Dagli Usa arriva in Europa la nuova frontiera del cibo. Snack con scarti di lavorazione della birra, tè e barrette con foglie e noccioli di avocado, patatine aromatizzate con un pesce infestante. Nasce Oltreoceano una nuova categoria alimentare, che dà valore agli scarti creando prodotti “riciclati” e innovativi. Upcycled Food è il nome dato a questo modo di realizzare alimenti in maniera ecosostenibile e contro gli sprechi alimentari.

La nascita dell’Upcycled Food negli Usa

Il concetto di Upcycled Food nasce negli Usa e già sta vedendo un impressionante sviluppo, tanto che nel 2019 è già nata un’associazione che si dedica interamente al settore. La Upcycled Food Association, con sede a Denver, ha annunciato l’adozione di uno standard internazionale per la certificazione dei prodotti e degli ingredienti upcycled. Un importante passo in avanti per lo sviluppo di un settore che negli Stati Uniti conta già 400 prodotti sul mercato, per un’industria da oltre 46 miliardi e previsioni di crescita del 5 per cento l’anno. La nuova certificazione permetterà ai consumatori di identificare i prodotti alimentari che, utilizzando ingredienti di scarto, contribuiscono a prevenire lo spreco alimentare. Lo standard delinea tre distinte designazioni: una per gli ingredienti upcycled, una per i prodotti contenenti ingredienti upcycled e una per prodotti che ne contengono solo una percentuale.
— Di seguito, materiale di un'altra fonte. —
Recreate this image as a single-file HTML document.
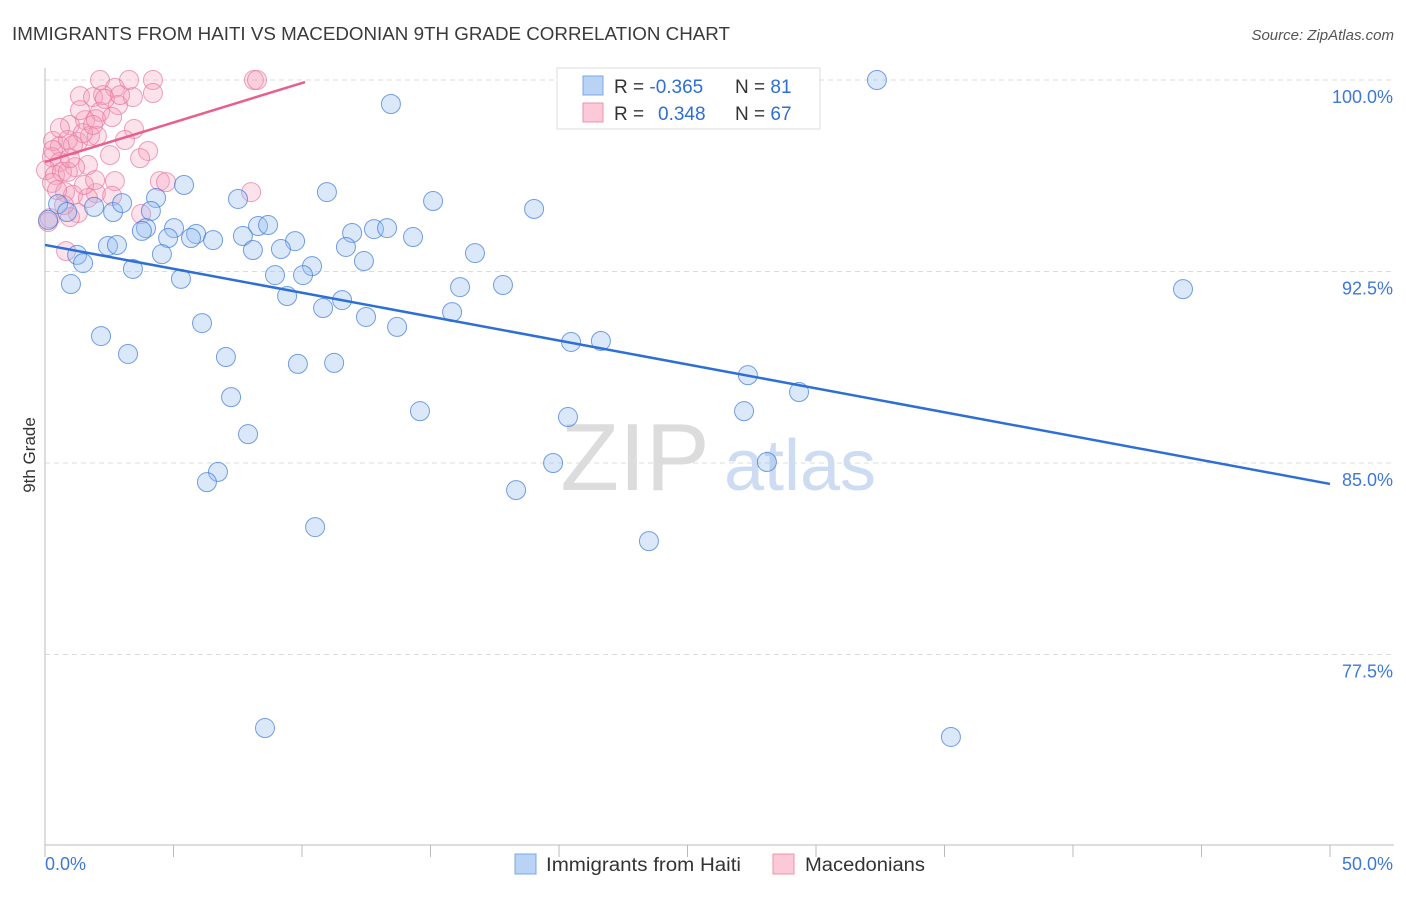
<!DOCTYPE html>
<html><head><meta charset="utf-8"><style>
body{margin:0;background:#fff;font-family:"Liberation Sans",sans-serif}
svg text{font-family:"Liberation Sans",sans-serif}
</style></head><body>
<svg id="chart" width="1406" height="892" viewBox="0 0 1406 892">
<text x="12" y="40" font-size="18" fill="#3a3a3a" textLength="718" lengthAdjust="spacingAndGlyphs">IMMIGRANTS FROM HAITI VS MACEDONIAN 9TH GRADE CORRELATION CHART</text>
<text x="1394" y="40" font-size="15" fill="#555" text-anchor="end" font-style="italic">Source: ZipAtlas.com</text>
<text x="35" y="455" font-size="17" fill="#333" transform="rotate(-90 35 455)" text-anchor="middle">9th Grade</text>
<g>
<text x="635" y="490" font-size="96" fill="#dcdcdc" font-family="Liberation Serif,serif" text-anchor="middle">ZIP</text>
<text x="800" y="490" font-size="72" fill="#cddcf2" text-anchor="middle">atlas</text>
</g>
<g id="grid"></g><g id="axes"></g><g id="pts"></g><g id="lines"></g>
<g>
<rect x="557" y="68" width="263" height="61" fill="#fff" stroke="#ddd"/>
<rect x="583" y="76" width="20" height="19" fill="#b9d3f5" stroke="#7aa7e5"/>
<rect x="583" y="103" width="20" height="19" fill="#fbc9d8" stroke="#eb93b0"/>
<text x="614" y="93" font-size="19" fill="#333">R = <tspan fill="#2d6fd4">-0.365</tspan></text>
<text x="735" y="93" font-size="19" fill="#333">N = <tspan fill="#2d6fd4"> 81</tspan></text>
<text x="614" y="120" font-size="19" fill="#333">R = <tspan fill="#2d6fd4" x="658">0.348</tspan></text>
<text x="735" y="120" font-size="19" fill="#333">N = <tspan fill="#2d6fd4">67</tspan></text>
</g>
<g>
<rect x="515" y="854" width="21" height="20" fill="#b9d3f5" stroke="#7aa7e5"/>
<text x="546" y="871" font-size="19" fill="#333" textLength="195" lengthAdjust="spacingAndGlyphs">Immigrants from Haiti</text>
<rect x="773" y="854" width="21" height="20" fill="#fbc9d8" stroke="#eb93b0"/>
<text x="805" y="871" font-size="19" fill="#333" textLength="120" lengthAdjust="spacingAndGlyphs">Macedonians</text>
</g>
</svg>
<script>
const blueX=[32.37,13.46,5.41,10.97,4.32,7.51,15.10,19.03,1.91,2.65,4.12,3.0,0.51,0.86,0.12,5.02,3.93,3.77,8.29,8.68,11.95,12.80,13.31,7.70,5.88,5.68,6.54,4.79,9.73,14.32,2.45,2.80,8.09,9.18,11.71,16.73,4.55,1.25,1.48,3.42,10.39,12.41,8.95,10.04,5.29,1.01,16.15,17.82,44.28,9.42,11.56,10.82,15.84,12.49,13.70,6.11,2.18,20.47,21.63,3.23,7.04,9.84,11.25,27.35,29.34,7.24,14.59,27.20,20.35,7.90,19.77,28.09,6.73,6.30,18.33,10.51,23.50,8.56,35.25];
const blueY=[100,99.06,95.89,95.61,95.38,95.34,95.26,94.95,95.03,94.83,94.87,95.18,95.14,94.83,94.52,94.20,94.20,94.09,94.28,94.32,94.01,94.16,94.20,93.89,93.97,93.81,93.73,93.81,93.69,93.85,93.50,93.54,93.34,93.38,93.46,93.22,93.18,93.15,92.83,92.60,92.71,92.91,92.36,92.36,92.21,92.01,91.89,91.97,91.81,91.54,91.38,91.07,90.91,90.72,90.33,90.48,89.97,89.74,89.78,89.27,89.15,88.88,88.92,88.44,87.78,87.58,87.03,87.03,86.80,86.13,85.00,85.04,84.65,84.25,83.94,82.49,81.94,74.62,74.27];
const pinkX=[2.14,3.27,4.20,8.13,8.25,2.72,1.36,1.87,2.26,4.20,3.42,2.84,2.14,0.97,1.56,1.98,2.61,3.46,3.11,0.31,0.58,1.28,0.89,1.75,2.02,4.01,3.70,0.27,0.58,1.67,1.17,0.04,0.39,0.66,0.89,0.27,2.72,4.47,4.71,8.02,0.78,1.98,1.09,2.61,1.67,1.28,3.74,0.97,0.19,0.12,0.82,1.48,2.33,0.58,0.31,0.97,1.52,0.74,1.95,2.53,0.47,1.09,1.87,1.36,2.92];
const pinkY=[100,100,100,100,100,99.69,99.37,99.33,99.41,99.49,99.33,99.02,98.75,98.24,98.43,98.47,98.55,98.08,97.65,97.61,97.41,97.57,97.65,97.81,97.81,97.22,96.94,96.98,96.79,96.67,96.59,96.47,96.28,96.40,96.40,95.97,96.04,96.04,96.00,95.61,95.61,95.57,95.50,95.46,95.38,94.79,94.75,94.63,94.59,94.44,93.30,97.92,99.26,98.12,97.26,96.94,95.89,95.10,96.08,97.06,95.69,97.45,98.24,98.82,99.41];
const blueTrend=[93.54,84.18]; // y at x=0, x=50
const pinkTrend=[96.79,99.92,10.12]; // y at x=0, y at x=end, end x
const yTicks=[100,92.5,85,77.5];
const yTickLabels=["100.0%","92.5%","85.0%","77.5%"];
const xTicks=[0,5,10,15,20,25,30,35,40,45,50];

const NS="http://www.w3.org/2000/svg";
const X0=45,X1=1330,YT=80,YB=845;
const sx=v=>X0+(v/50)*(X1-X0);
const sy=v=>YT+(100-v)/7.5*191.5;
function mk(parent,tag,attrs){const e=document.createElementNS(NS,tag);for(const k in attrs)e.setAttribute(k,attrs[k]);document.getElementById(parent).appendChild(e);return e;}
yTicks.forEach((t,i)=>{
  const g=mk('grid','line',{x1:X0,x2:1394,y1:sy(t),y2:sy(t),stroke:'#dcdcdc','stroke-dasharray':'5,4'});
  
  
  const l=mk('grid','text',{x:1393,y:sy(t)+23,'font-size':18,fill:'#3d78d8','text-anchor':'end'});
  l.textContent=yTickLabels[i];
  
  
});
const ax=mk('axes','line',{x1:X0,x2:X0,y1:68,y2:YB,stroke:'#bbb'});


const bx=mk('axes','line',{x1:X0,x2:1394,y1:YB,y2:YB,stroke:'#bbb'});


xTicks.forEach(t=>{
  const k=mk('axes','line',{x1:sx(t),x2:sx(t),y1:YB,y2:857,stroke:'#bbb'});
  
  
});
const xl0=mk('axes','text',{x:45,y:870,'font-size':18,fill:'#3d78d8'});xl0.textContent='0.0%';


const xl1=mk('axes','text',{x:1393,y:870,'font-size':18,fill:'#3d78d8','text-anchor':'end'});xl1.textContent='50.0%';


pinkX.forEach((x,i)=>{
  const c=mk('pts','circle',{cx:sx(x),cy:sy(pinkY[i]),r:9.5,fill:'rgba(246,160,190,0.3)',stroke:'rgba(232,120,160,0.7)','stroke-width':1});
  
  
});
blueX.forEach((x,i)=>{
  const c=mk('pts','circle',{cx:sx(x),cy:sy(blueY[i]),r:9.5,fill:'rgba(150,190,240,0.35)',stroke:'rgba(60,120,220,0.7)','stroke-width':1});
  
  
});
const bl=mk('lines','line',{x1:sx(0),y1:sy(blueTrend[0]),x2:sx(50),y2:sy(blueTrend[1]),stroke:'#2d6fd4','stroke-width':2.5});


const pl=mk('lines','line',{x1:sx(0),y1:sy(pinkTrend[0]),x2:sx(pinkTrend[2]),y2:sy(pinkTrend[1]),stroke:'#e8608a','stroke-width':2.5});


</script>
</body></html>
L’Upcycled Food Association ha convocato una task force che ha visto coinvolti rappresentanti della Harvard Law School, della Drexel University, del Natural Resources Defence Council, del WWF e del ReFED, per definire tecnicamente il cosiddetto “upcycled food” (alimenti riciclati in modo creativo). E per classificare quella che l’organizzazione e i suoi membri considerano a tutti gli effetti una nuova categoria alimentare.

Esempi di Upcycled Food

Gli esempi di Upcycled Food sono già tantissimi. La Acari Fish, per esempio, confeziona croccanti patatine a base di pesci alieni, sottratti da ecosistemi a rischio. La Pulp Pantry utilizza polpa residua di succo di verdure, evitando dallo scorso novembre – assicura l’azienda –  lo spreco di oltre 13 mila kg di alimenti. La Repurposed Pod ottiene succo di cacao dai residui della lavorazione del cioccolato, sostenendo gli agricoltori delle comunità equadoregne. La startup Bad Apple Produce vende a metà prezzo frutta e verdura escluse dalla Grande Distribuzione, recapitandola a domicilio in comode cassette. L’azienda Sir Kensington prepara maionese vegana con i reflui della cottura dei ceci, altrimenti smaltiti dai produttori di hummus.

L’Upcycled Food in Italia

Anche in Italia sono stati effettuati tentativi di riciclo di alimenti, che hanno avuto ottimi esiti. Ad esempio, la Fosan, Fondazione per lo studio degli alimenti e della nutrizione, collabora con diverse micro-aziende del Lazio nella valorizzazione delle eccedenze. Un esempio lavorato nel Lazio è l’aglio nero. L’ aglio nero si ricava con un processo di trasformazione termica che ne allunga la shelf-life (il periodo di vita del prodotto dalla produzione alla vendita, in cui va preservata la qualità complessiva del prodotto). Ne potenzia le proprietà e lo converte in un prodotto da assaporare come una caramella, priva dell’aroma e del sapore forte. Così spiega Cristiana Cireddu, ricercatrice di Fosan.

Poi ci sono le farine prodotte con la buccia di frutta edibile, scartata dall’industria per motivi di processo. Sono farine ricche di vitamine e sali minerali, che possono costituire un ingrediente principale per prodotti da forno, come biscotti e barrette. La Rete produttori Agricoli della Sabina, invece, disidrata la frutta scartata con essiccatori solari (sviluppati dal Crea –IT, Centro di ingegneria e trasformazioni agroalimentari), per farne snack da vendere ai mercati o preparati destinati alle gelaterie del territorio. E poi c’è la Startup D’Adone, che ha creato un dado vegetale, recuperando parti di verdure escluse dai processi industriali.

Questa nuova frontiera sta dando risultati soddisfacenti: indubbiamente, fra qualche anno, i risultati numerici e concreti a livello ambientale potranno confermare questi primi tentativi di ecosostenibilità alimentare e spronare a continuare su questa strada anti-spreco.